Drones To Guard Tex-Mex Border?
The Homeland Security Department is considering the use of unmanned aircraft to track drug smugglers, illegal immigrants and terrorists along the porous U.S. border with Mexico, a top official told a Senate panel Tuesday.
"There's a lot of interest in this," Robert Bonner, commissioner of the Bureau of Customs and Border Protection, told the homeland security subcommittee. "I think there's potential there."
With no human on board, Predators and other remote-controlled aircraft can watch over a potential target for 24 hours or more and fly for hundreds of miles. They can carry cameras, sensors, communications equipment or missiles.
Homeland Security Secretary Tom Ridge endorsed the use of drones last month before members of the Senate Commerce, Science and Transportation Committee.
"We need to equip (Border Patrol agents) with this kind of technology if our expectations legitimately are for them to combat terrorism," Ridge said.

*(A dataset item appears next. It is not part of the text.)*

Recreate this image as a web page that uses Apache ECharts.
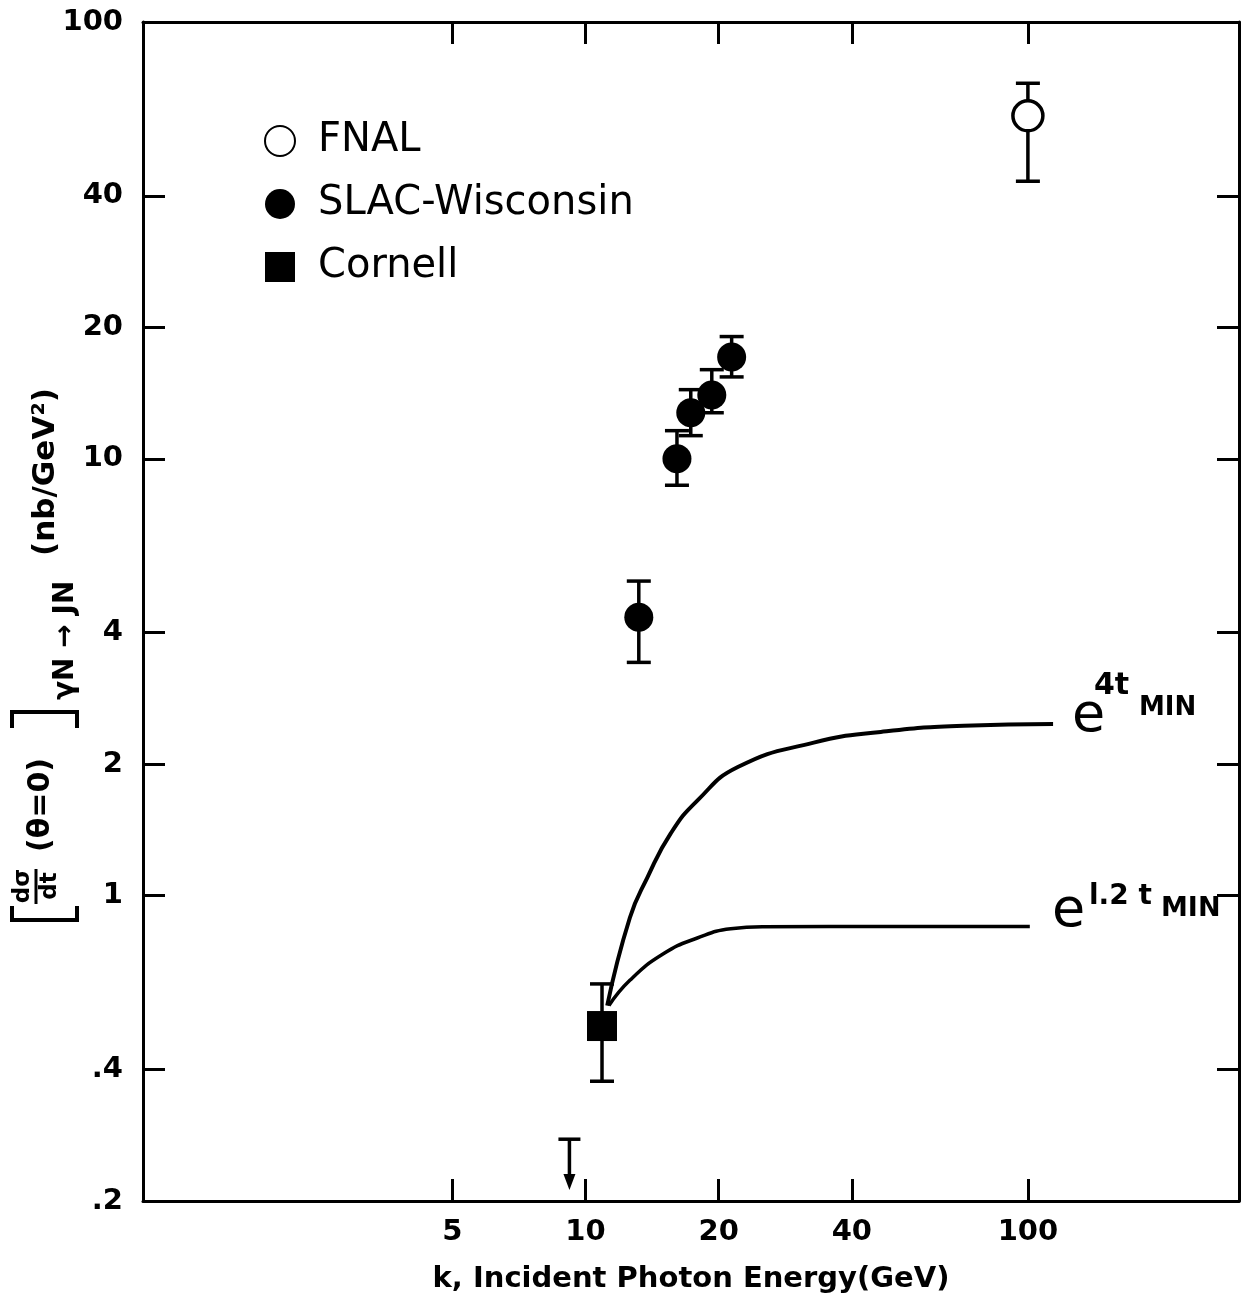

Support is growing for unmanned aircraft since their success during the conflicts in Iraq and Afghanistan.
Spy cameras aboard a drone allowed U.S. commanders to watch the capture of Palestinian hijacking suspect Abul Abbas and oversee the rescue of Army prisoner-of-war Pfc. Jessica Lynch. On another day, they foiled an Iraqi ambush on U.S. and British troops. In November, an unmanned Predator drone killed suspected al Qaeda operatives in Yemen.
The Senate Armed Services Committee last week approved a big jump in the 2004 defense budget for unmanned systems, including land-based and underwater systems. The committee approved $135 million more than the White House proposed, which was 25 percent higher than last year's appropriation.
Armed Services Committee chairman John Warner, R-Va., wrote a letter to President Bush on April 9 saying that unmanned aircraft could monitor long stretches of border, nuclear power plants, pipelines and dams. They could also be used to augment Coast Guard patrols of the U.S. coastline.
"I believe that the potential applications for this technology in the area of homeland defense are quite compelling," wrote Warner.
Jay Stanley, spokesman for the American Civil Liberties Union, cautioned that aerial surveillance is limited now by the cost and difficulty of flying a plane over a target. The use of drones could significantly expand the amount of surveillance on Americans, he said.
"It definitely evokes the most paranoid visions of Big Brother's eye in the sky," Stanley said.
William Shumann, Federal Aviation Administration spokesman, said drones flying along the border wouldn't interfere with commercial flights if they flew low enough. He said interest in the aircraft is growing for civilian use as well as among law enforcement and the military.
Separately, congressional investigators told a House Judiciary subcommittee on Tuesday that they were able to easily get inside America's borders with falsified driver's licenses and birth certificates made with off-the-shelf software and home computers.
The false documents were not challenged once by border officials when they tried to get in from Mexico, Jamaica, Barbados or Canada, said Robert Cramer, the director of special investigations for the General Accounting Office. Sometimes, he said, the agents were not even asked for identification.
"The results of our work indicate that Bureau of Customs and Border Protection inspectors are not readily capable of detecting counterfeit identification documents and that people who enter the United States are not always asked to present identification," Cramer said. "This does provide an opportunity for individuals to enter the country illegally."